I'm very comfortable and competent with both approaches I learned portraiture from Monte Zucker with window light and a reflector. At the time it was all he used for his formal wedding portraits using a set-up like this:
The subject was posed to the light of the window and the background held on a single stand in the middle was rotated around the subject as the camera position changed to capture short-lit full, oblique and profile views. Really simple, but the source for the light hitting the reflector was a big window and it was always kept forward of the face to put fill on the front of the face and avoid "spotlighting" the side of the head and shadow side ear which will "pop" out of the shadows and distract when a reflector is put too far to the side.

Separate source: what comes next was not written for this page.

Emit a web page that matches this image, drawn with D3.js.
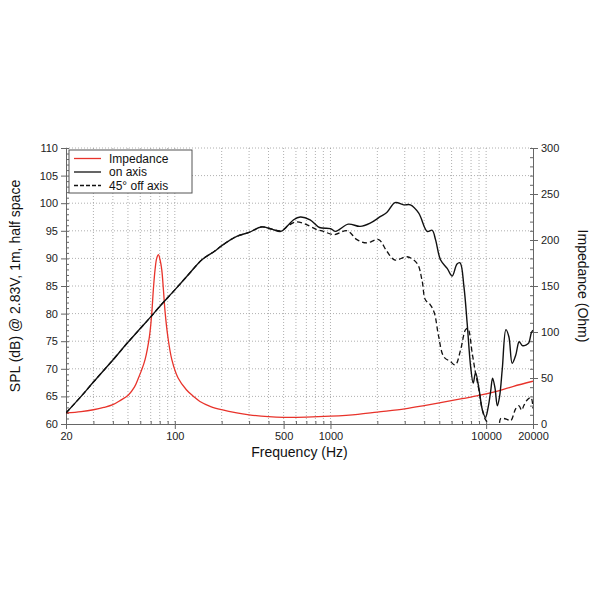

At the same time I was learning portraits by window light I was also learning to create the same style of 3D modeling with a pair of direct flashes at the wedding receptions. The same goal, making flattering photos of faces, but with about as different a set of tools as you could find. We used a flash on a bracket over the camera for fill, and a single off camera flash. The illusion of shape and softness was created with direct flash by learning to precisely position the key light so it didn't create an odd shaped distracting nose shadow, and modulating the fill to dial in the amount of "softness" desired in the 3D modeling of the faces: more fill for a softer look for kids and women, less for men and older boys.
Yes, too much fill can create flat lighting, but there is little chance of there being too much fill if you simply place it over the camera to start and turn it on, then adjust the overlapping key light to create brighter highlights. The concept of keeping fill constant underlies the lighting ratio convention and why the ratios use the constant of "1" for fill to describe lighting ratio: the difference in apparent brightness in shadow and highlight areas on the front of the face, not front of the face and side of the head.
The portrait ratio convention is based on the assumption key overlaps fill which is the same on both sides of the face (i.e. neutral and coming from the direction of the camera:
H:S
1:1 one unit of fill from the direction of the camera on both sides of face'
1:0 the same incident intensity of key light overlaps the even fill
===
2:1 creating a lighting pattern in which the highlights reflect 2x more light, a 2:1 Highlight:Shadow ratio as perceived in the final photo (not based on the relative strength of the light)
When the key light is raised so its incident intensity where it hits the face is 2x (1-stop) greater than fill the result is highlights which are 3x brighter than the shadows on the front of the face:
H:S
1:1 one unit of fill from the direction of the camera on both sides of face'
2:0 incident intensity of key light 2x brighter than fill overlaps the even fill
===
3:1 creating a lighting pattern in which the highlights reflect 3x more light, a 3:1 Highlight:Shadow ratio as perceived in the final photo (not based on the relative strength of the light)
So in that respect using two lights in a neutral fill / key light configuration is a significant aid to understanding light ratios and what the numbers actually are supposed to represent per the convention which is based on the difference in intensity the eye perceives on the front of the face.